-- BEGIN --

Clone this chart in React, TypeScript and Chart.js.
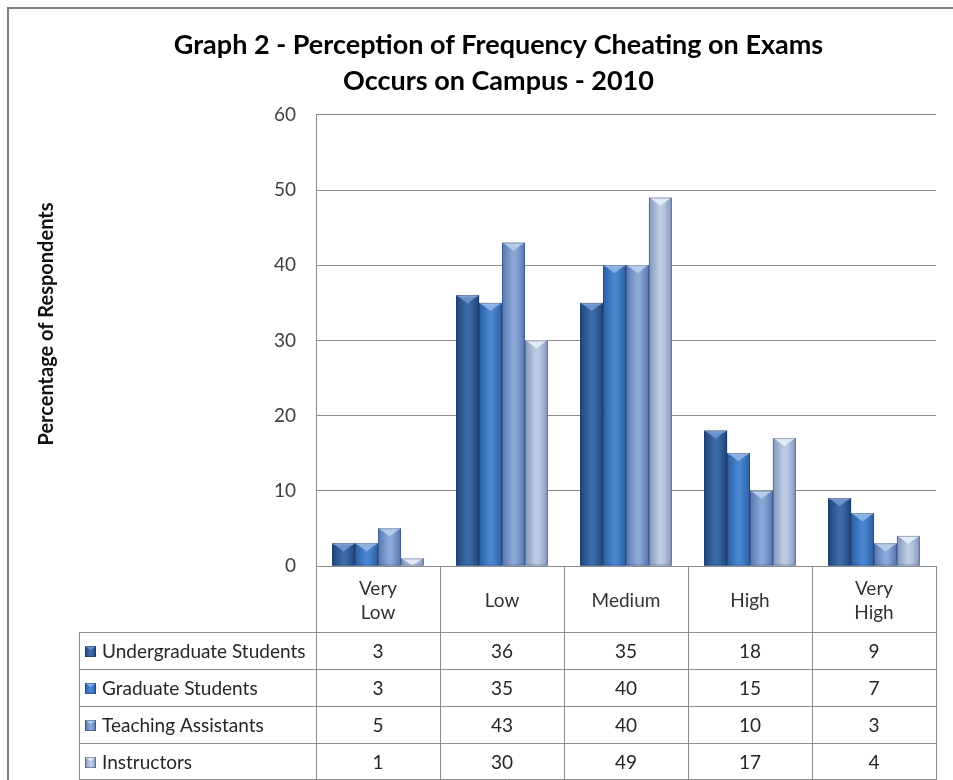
import React, { useEffect, useRef } from "react";
import { Chart, registerables } from "chart.js";

Chart.register(...registerables);

// ---- data ----
const categories = ["Very Low", "Low", "Medium", "High", "Very High"];
const seriesNames = ["Undergraduate Students", "Graduate Students", "Teaching Assistants", "Instructors"];
const undergraduate = [3, 36, 35, 18, 9];
const graduate = [3, 35, 40, 15, 7];
const teachingAssistants = [5, 43, 40, 10, 3];
const instructors = [1, 30, 49, 17, 4];
const titleLines = ["Graph 2 - Perception of Frequency Cheating on Exams", "Occurs on Campus - 2010"];
const yAxisTitle = "Percentage of Respondents";
const yMin = 0;
const yMax = 60;
const yStep = 10;

const FONT = "Lato, 'Open Sans', sans-serif";
const GRID = "#8c8c8c";

const palettes = [
  { edge: "#1f4479", mid: "#3b6aa8", base: "#2c5791", bevel: "#6a93cc" },
  { edge: "#2a5ea3", mid: "#4a86d0", base: "#3a72bb", bevel: "#86b0e6" },
  { edge: "#5476b0", mid: "#8aa8d6", base: "#6f91c7", bevel: "#b4cbec" },
  { edge: "#8396bb", mid: "#bccae3", base: "#a4b5d6", bevel: "#e2eaf7" },
];

function barGradient(ctx: CanvasRenderingContext2D, left: number, right: number, p: any) {
  const g = ctx.createLinearGradient(left, 0, right, 0);
  g.addColorStop(0, p.edge);
  g.addColorStop(0.45, p.mid);
  g.addColorStop(0.6, p.mid);
  g.addColorStop(1, p.edge);
  return g;
}

const excelPlugin = {
  id: "excelStyle",
  afterDatasetsDraw(chart: any) {
    const ctx: CanvasRenderingContext2D = chart.ctx;
    const area = chart.chartArea;
    ctx.save();
    ctx.beginPath();
    ctx.rect(area.left, area.top - 2, area.right - area.left, area.bottom - area.top + 2);
    ctx.clip();
    chart.data.datasets.forEach((_ds: any, di: number) => {
      const meta = chart.getDatasetMeta(di);
      const p = palettes[di];
      meta.data.forEach((el: any) => {
        const { x, y, base, width } = el.getProps(["x", "y", "base", "width"], true);
        const left = x - width / 2;
        const right = x + width / 2;
        const top = Math.min(y, base);
        const h = Math.abs(base - y);
        ctx.fillStyle = barGradient(ctx, left, right, p);
        ctx.fillRect(left, top, width, h);
        // bevel on top
        const b = Math.min(8, h);
        ctx.fillStyle = p.bevel;
        ctx.beginPath();
        ctx.moveTo(left + 1, top);
        ctx.lineTo(right - 1, top);
        ctx.lineTo(x, top + b);
        ctx.closePath();
        ctx.fill();
        ctx.fillStyle = "rgba(255,255,255,0.35)";
        ctx.fillRect(left + 1, top, width - 2, 1.5);
        // edge outline
        ctx.strokeStyle = "rgba(20,40,80,0.35)";
        ctx.lineWidth = 1;
        ctx.strokeRect(left + 0.5, top + 0.5, width - 1, h - 1);
      });
    });
    ctx.restore();
  },
  afterDraw(chart: any) {
    const ctx: CanvasRenderingContext2D = chart.ctx;
    const area = chart.chartArea;
    const xs = chart.scales.x;
    const n = categories.length;
    const colW = (area.right - area.left) / n;
    const headerBottom = Math.round(xs.bottom);
    const H = chart.height;
    const rows = seriesNames.length;
    const rowH = (H - headerBottom) / rows;
    const legendLeft = 79;

    ctx.save();
    ctx.strokeStyle = GRID;
    ctx.lineWidth = 1;
    // vertical lines of table
    for (let i = 0; i <= n; i++) {
      const xx = Math.round(area.left + i * colW) + 0.5;
      ctx.beginPath();
      ctx.moveTo(xx, area.bottom);
      ctx.lineTo(xx, H);
      ctx.stroke();
    }
    // legend column left border
    ctx.beginPath();
    ctx.moveTo(legendLeft + 0.5, headerBottom);
    ctx.lineTo(legendLeft + 0.5, H);
    ctx.stroke();
    // horizontal lines
    for (let r = 0; r <= rows; r++) {
      let yy = Math.round(headerBottom + r * rowH) + 0.5;
      if (yy > H - 0.5) yy = H - 0.5;
      ctx.beginPath();
      ctx.moveTo(legendLeft, yy);
      ctx.lineTo(area.right, yy);
      ctx.stroke();
    }

    // table values and legend
    ctx.textBaseline = "middle";
    ctx.font = `19px ${FONT}`;
    chart.data.datasets.forEach((ds: any, di: number) => {
      const cy = headerBottom + di * rowH + rowH / 2 + 1;
      // icon
      const p = palettes[di];
      const ix = 85, iy = Math.round(cy - 6), s = 11;
      ctx.fillStyle = barGradient(ctx, ix, ix + s, p);
      ctx.fillRect(ix, iy, s, s);
      ctx.fillStyle = p.bevel;
      ctx.beginPath();
      ctx.moveTo(ix, iy);
      ctx.lineTo(ix + s, iy);
      ctx.lineTo(ix + s / 2, iy + 4);
      ctx.closePath();
      ctx.fill();
      ctx.strokeStyle = "rgba(20,40,80,0.4)";
      ctx.strokeRect(ix + 0.5, iy + 0.5, s - 1, s - 1);
      // label
      ctx.fillStyle = "#262626";
      ctx.textAlign = "left";
      ctx.fillText(ds.label, 102, cy);
      // values
      ctx.textAlign = "center";
      ds.data.forEach((v: number, i: number) => {
        ctx.fillText(String(v), xs.getPixelForValue(i), cy);
      });
    });

    // y axis title
    ctx.save();
    ctx.translate(47, 324);
    ctx.rotate(-Math.PI / 2);
    ctx.font = `bold 20px ${FONT}`;
    ctx.fillStyle = "#111";
    ctx.textAlign = "center";
    ctx.textBaseline = "middle";
    ctx.fillText(yAxisTitle, 0, 0);
    ctx.restore();

    // outer frame
    ctx.strokeStyle = "#7f7f7f";
    ctx.lineWidth = 2;
    ctx.beginPath();
    ctx.moveTo(8, H);
    ctx.lineTo(8, 8);
    ctx.lineTo(chart.width, 8);
    ctx.stroke();
    ctx.restore();
  },
};

export default function App() {
  const ref = useRef<HTMLCanvasElement | null>(null);
  useEffect(() => {
    if (!ref.current) return;
    const seriesValues = [undergraduate, graduate, teachingAssistants, instructors];
    const chart = new Chart(ref.current, {
      type: "bar",
      data: {
        labels: categories,
        datasets: seriesNames.map((name, i) => ({
          label: name,
          data: seriesValues[i],
          backgroundColor: palettes[i].base,
          borderWidth: 0,
          categoryPercentage: 0.74,
          barPercentage: 1.0,
        })),
      },
      options: {
        animation: false,
        responsive: false,
        layout: { padding: { left: 61, right: 17, top: 0, bottom: 148 } },
        plugins: {
          legend: { display: false },
          tooltip: { enabled: false },
          title: {
            display: true,
            text: titleLines,
            color: "#000",
            font: { family: FONT, size: 27, weight: "bold", lineHeight: 1.333 },
            padding: { top: 27, bottom: 16 },
          },
        },
        scales: {
          x: {
            grid: { display: false, drawTicks: false },
            border: { display: true, color: GRID },
            ticks: {
              color: "#333",
              font: { family: FONT, size: 19, lineHeight: 1.26 },
              padding: 23,
              crossAlign: "center",
              maxRotation: 0,
              autoSkip: false,
              callback: (_v: any, i: number) => {
                const c = categories[i];
                return c.startsWith("Very ") ? ["Very", c.slice(5)] : c;
              },
            },
            afterFit: (s: any) => {
              s.height = 66;
            },
          },
          y: {
            min: yMin,
            max: yMax,
            ticks: {
              stepSize: yStep,
              color: "#404040",
              font: { family: FONT, size: 19 },
              padding: 20,
            },
            grid: { color: GRID, drawTicks: false },
            border: { display: true, color: GRID },
            afterFit: (s: any) => {
              s.width = 255;
            },
          },
        },
      },
      plugins: [excelPlugin],
    });
    return () => chart.destroy();
  }, []);
  return (
    <div style={{ position: "fixed", left: 0, top: 0, width: 953, height: 780, background: "#fff" }}>
      <canvas ref={ref} width={953} height={780} style={{ display: "block" }} />
    </div>
  );
}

-- END --

**Description of the task:**
Exactly reproduce the run of lines from the start of the listing through the line with "Chart.register(...registerables);", inclusive; pictures are not copied.

**Answer to the exercise:**
Clone this chart in React, TypeScript and Chart.js.
import React, { useEffect, useRef } from "react";
import { Chart, registerables } from "chart.js";

Chart.register(...registerables);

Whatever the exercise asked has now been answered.